I have to agree with you that the debate over parking downtown is not really the issue. Lately I have been thinking about why I do not go downtown to shop or to have a meal. I do go to Kohl's and to a meeting now and then downtown, but nothing else.

I admit that due to physical constraints I sledom walk very far from my car when I make these trips, but even if I felt able to walk further, I never seem to have the need because whether pay or free, parking in Salem is not much of an issue.

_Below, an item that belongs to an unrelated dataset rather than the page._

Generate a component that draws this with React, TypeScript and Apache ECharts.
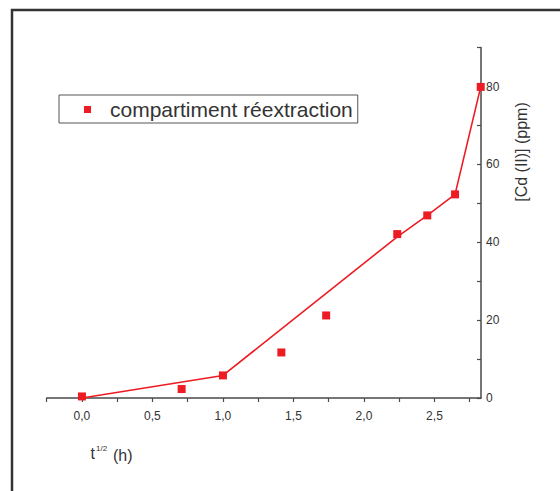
import React, { useEffect, useRef } from "react";
import * as echarts from "echarts";

const seriesName = "compartiment réextraction";
// t^(1/2) values (t = 0, 0.5, 1, 2, 3, 5, 6, 7, 8 h)
const xPoints = [0, 0.707, 1.0, 1.414, 1.732, 2.236, 2.449, 2.646, 2.828];
const yPoints = [0.4, 2.3, 5.8, 11.7, 21.2, 42.1, 46.9, 52.3, 79.9];
// fitted piecewise line
const xLine = [0, 1.0, 2.236, 2.449, 2.646, 2.828];
const yLine = [0, 5.8, 41.4, 46.9, 52.3, 79.9];
const xTicks = [-0.25, 0, 0.25, 0.5, 0.75, 1, 1.25, 1.5, 1.75, 2, 2.25, 2.5, 2.75];
const xLabels = [0, 0.5, 1, 1.5, 2, 2.5];
const yTicks = [0, 10, 20, 30, 40, 50, 60, 70, 80, 90];
const yLabels = [0, 20, 40, 60, 80];

const RED = "#ed1c24";
const AXIS = "#4a4a4a";
const FONT = "Liberation Sans, Arial, sans-serif";

export default function App() {
  const ref = useRef<HTMLDivElement>(null);
  useEffect(() => {
    if (!ref.current) return;
    const chart = echarts.init(ref.current, undefined, { renderer: "svg" });
    chart.setOption({
      animation: false,
      backgroundColor: "#ffffff",
      textStyle: { fontFamily: FONT },
      grid: { left: 46.7, right: 79, top: 47.6, bottom: 93, containLabel: false },
      legend: {
        data: [seriesName],
        left: 59,
        top: 95,
        padding: [4, 5, 3, 25],
        itemWidth: 7,
        itemHeight: 7,
        icon: "rect",
        borderColor: "#555",
        borderWidth: 1,
        itemStyle: { opacity: 1 },
        textStyle: { fontSize: 21, color: "#333", fontFamily: FONT, padding: [0, 0, 0, 14] },
      },
      xAxis: {
        type: "value",
        min: -0.25,
        max: 2.83,
        splitLine: { show: false },
        axisLine: { show: true, onZero: false, lineStyle: { color: AXIS, width: 1.5 } },
        axisTick: { show: true, inside: false, length: 4, customValues: xTicks, lineStyle: { color: AXIS, width: 1.2 } },
        axisLabel: {
          customValues: xLabels,
          margin: 12,
          fontSize: 12,
          color: "#333",
          fontFamily: FONT,
          formatter: (v: number) => v.toFixed(1).replace(".", ","),
        },
      },
      yAxis: {
        type: "value",
        position: "right",
        min: 0,
        max: 90,
        splitLine: { show: false },
        axisLine: { show: true, onZero: false, lineStyle: { color: AXIS, width: 1.5 } },
        axisTick: { show: true, inside: true, length: 4, customValues: yTicks, lineStyle: { color: AXIS, width: 1.2 } },
        axisLabel: {
          customValues: yLabels,
          margin: 5,
          fontSize: 12,
          color: "#333",
          fontFamily: FONT,
        },
      },
      graphic: [
        {
          type: "rect",
          shape: { x: 12, y: 10, width: 700, height: 700 },
          style: { fill: "none", stroke: "#333", lineWidth: 2.5 },
          silent: true,
        },
        {
          type: "text",
          x: 521,
          y: 152,
          rotation: Math.PI / 2,
          style: { text: "[Cd (II)] (ppm)", font: `16px ${FONT}`, fill: "#333", align: "center", verticalAlign: "middle" },
        },
        {
          type: "text",
          x: 90.5,
          y: 461,
          style: { text: "t", font: `16px ${FONT}`, fill: "#333", align: "left", verticalAlign: "bottom" },
        },
        {
          type: "text",
          x: 96,
          y: 452,
          style: { text: "1/2", font: `8px ${FONT}`, fill: "#333", align: "left", verticalAlign: "bottom" },
        },
        {
          type: "text",
          x: 113,
          y: 463,
          style: { text: "(h)", font: `16px ${FONT}`, fill: "#333", align: "left", verticalAlign: "bottom" },
        },
      ],
      series: [
        {
          name: "fit",
          type: "line",
          data: xLine.map((x, i) => [x, yLine[i]]),
          showSymbol: false,
          symbol: "none",
          lineStyle: { color: RED, width: 1.6 },
          itemStyle: { color: RED },
          z: 2,
        },
        {
          name: seriesName,
          type: "scatter",
          data: xPoints.map((x, i) => [x, yPoints[i]]),
          symbol: "rect",
          symbolSize: 8,
          itemStyle: { color: RED, opacity: 1 },
          z: 3,
        },
      ],
    });
    return () => chart.dispose();
  }, []);
  return (
    <div
      ref={ref}
      style={{ position: "fixed", left: 0, top: 0, width: 560, height: 491, background: "#fff" }}
    />
  );
}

So, why do I not go there much?

My first thought is that basically I do not go there because I don't actually know what is there to see or do. I drive through downtown all the time and I can see a few things from Center that I can hardly miss like the Dress for Less sign (which by the way I am never going to go into as a protest to the sign...which also means that I will likely never go into the stores in that part of the Center, because I am not going to even walk through DRL!). I know a few businesses that have been there for years, but for the most part I have no clue what is downtown.

So, what would make me stop someplace new or decide to explore the area?

I tried to find a web page that would give me like a map of the downtown, but have yet to find it.

I am not drawn by special events because it means crowds and I hate crowds.

Maybe this issue needs to be further explored. I am not sure that the business pwners have the answers either, because they don't seem to be doing anything nre to fix the problem.

Laurie Dougherty said...

I was out of town and just catching up with SBOB. Susann, I understand that you are an influential member of Salem Community Vision and that SCV claims, by and large, to represent the views of the Salem community. Taking that at face value, your comment confirms my first and lasting impression of Salem - that Salem is a city in name only. In reality Salem thinks, looks and acts like a suburb and that's the way, by and large, that people here want it.

I find this very depressing because cities are so much more efficient than suburbs in use of land, energy and infrastructure. Cities foster diversity, creativity, tolerance, and a culture of shared resources and facilities: multi-unit dwellings and commercial buildings, parks, transit, third places, museums. Cities are the way of the 21st century and Salem is stuck in the 1950s.